WHAT YOU HAVE TO DO ::
Gather each line containing the string "matplotlib" from these entries.

»»

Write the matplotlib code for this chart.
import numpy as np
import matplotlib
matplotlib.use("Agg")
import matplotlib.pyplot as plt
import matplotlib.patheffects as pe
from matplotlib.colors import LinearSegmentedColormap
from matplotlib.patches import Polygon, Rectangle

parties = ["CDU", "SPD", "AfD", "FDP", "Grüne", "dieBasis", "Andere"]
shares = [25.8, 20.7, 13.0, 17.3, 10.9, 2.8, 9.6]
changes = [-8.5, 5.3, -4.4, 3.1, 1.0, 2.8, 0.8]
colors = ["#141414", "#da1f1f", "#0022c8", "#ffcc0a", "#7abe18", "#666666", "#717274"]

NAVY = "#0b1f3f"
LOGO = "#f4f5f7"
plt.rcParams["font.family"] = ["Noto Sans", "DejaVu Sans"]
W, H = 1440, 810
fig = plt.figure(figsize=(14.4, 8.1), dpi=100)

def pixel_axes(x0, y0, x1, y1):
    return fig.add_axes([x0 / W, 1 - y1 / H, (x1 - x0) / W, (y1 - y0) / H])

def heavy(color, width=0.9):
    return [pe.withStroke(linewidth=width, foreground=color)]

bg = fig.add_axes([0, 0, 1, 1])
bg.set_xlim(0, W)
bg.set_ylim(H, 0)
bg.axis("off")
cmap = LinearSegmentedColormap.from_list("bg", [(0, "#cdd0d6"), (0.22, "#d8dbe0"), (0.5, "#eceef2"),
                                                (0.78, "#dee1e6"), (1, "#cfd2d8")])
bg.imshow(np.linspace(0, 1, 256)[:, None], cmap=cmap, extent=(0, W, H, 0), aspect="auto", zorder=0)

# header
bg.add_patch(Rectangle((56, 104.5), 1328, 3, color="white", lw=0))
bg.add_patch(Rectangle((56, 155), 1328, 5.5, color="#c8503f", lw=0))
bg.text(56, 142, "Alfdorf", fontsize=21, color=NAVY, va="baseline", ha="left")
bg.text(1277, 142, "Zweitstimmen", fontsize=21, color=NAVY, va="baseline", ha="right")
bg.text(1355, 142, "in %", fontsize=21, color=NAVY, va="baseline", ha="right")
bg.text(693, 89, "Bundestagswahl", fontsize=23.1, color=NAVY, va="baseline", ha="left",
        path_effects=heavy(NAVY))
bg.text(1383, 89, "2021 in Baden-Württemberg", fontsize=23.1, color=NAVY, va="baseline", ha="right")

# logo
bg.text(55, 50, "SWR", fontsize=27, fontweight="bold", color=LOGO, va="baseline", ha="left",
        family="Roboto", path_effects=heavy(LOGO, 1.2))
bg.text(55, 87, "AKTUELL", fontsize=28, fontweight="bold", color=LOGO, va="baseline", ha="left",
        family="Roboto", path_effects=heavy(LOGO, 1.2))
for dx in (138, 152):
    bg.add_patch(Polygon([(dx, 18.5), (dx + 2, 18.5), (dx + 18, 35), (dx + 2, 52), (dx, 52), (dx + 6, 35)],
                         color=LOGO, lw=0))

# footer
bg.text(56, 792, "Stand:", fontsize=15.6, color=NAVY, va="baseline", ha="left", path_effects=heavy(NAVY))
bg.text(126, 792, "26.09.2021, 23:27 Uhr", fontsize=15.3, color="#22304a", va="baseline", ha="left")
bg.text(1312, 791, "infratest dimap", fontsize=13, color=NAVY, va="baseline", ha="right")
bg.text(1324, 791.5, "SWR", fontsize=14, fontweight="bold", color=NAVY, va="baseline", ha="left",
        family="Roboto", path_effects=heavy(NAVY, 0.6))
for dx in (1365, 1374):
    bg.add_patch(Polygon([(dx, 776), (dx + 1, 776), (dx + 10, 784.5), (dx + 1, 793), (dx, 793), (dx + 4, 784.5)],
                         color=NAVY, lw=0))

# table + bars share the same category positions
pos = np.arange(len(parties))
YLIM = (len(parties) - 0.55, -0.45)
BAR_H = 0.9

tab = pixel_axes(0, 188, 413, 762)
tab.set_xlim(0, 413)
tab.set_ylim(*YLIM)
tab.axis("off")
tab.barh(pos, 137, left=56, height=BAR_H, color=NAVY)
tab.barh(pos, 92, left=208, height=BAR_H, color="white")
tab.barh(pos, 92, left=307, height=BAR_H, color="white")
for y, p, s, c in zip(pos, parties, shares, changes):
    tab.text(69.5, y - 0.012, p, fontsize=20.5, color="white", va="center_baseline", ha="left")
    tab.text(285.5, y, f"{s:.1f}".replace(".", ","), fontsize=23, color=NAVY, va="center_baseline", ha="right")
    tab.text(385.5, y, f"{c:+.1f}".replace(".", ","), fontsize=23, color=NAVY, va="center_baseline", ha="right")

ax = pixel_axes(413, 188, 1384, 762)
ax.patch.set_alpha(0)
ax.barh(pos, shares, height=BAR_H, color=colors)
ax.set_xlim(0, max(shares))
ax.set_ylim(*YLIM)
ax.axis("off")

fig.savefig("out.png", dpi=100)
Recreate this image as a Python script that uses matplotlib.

««

ANSWER TO THIS TASK ::
Write the matplotlib code for this chart.
import matplotlib
matplotlib.use("Agg")
import matplotlib.pyplot as plt
import matplotlib.patheffects as pe
from matplotlib.colors import LinearSegmentedColormap
from matplotlib.patches import Polygon, Rectangle
Recreate this image as a Python script that uses matplotlib.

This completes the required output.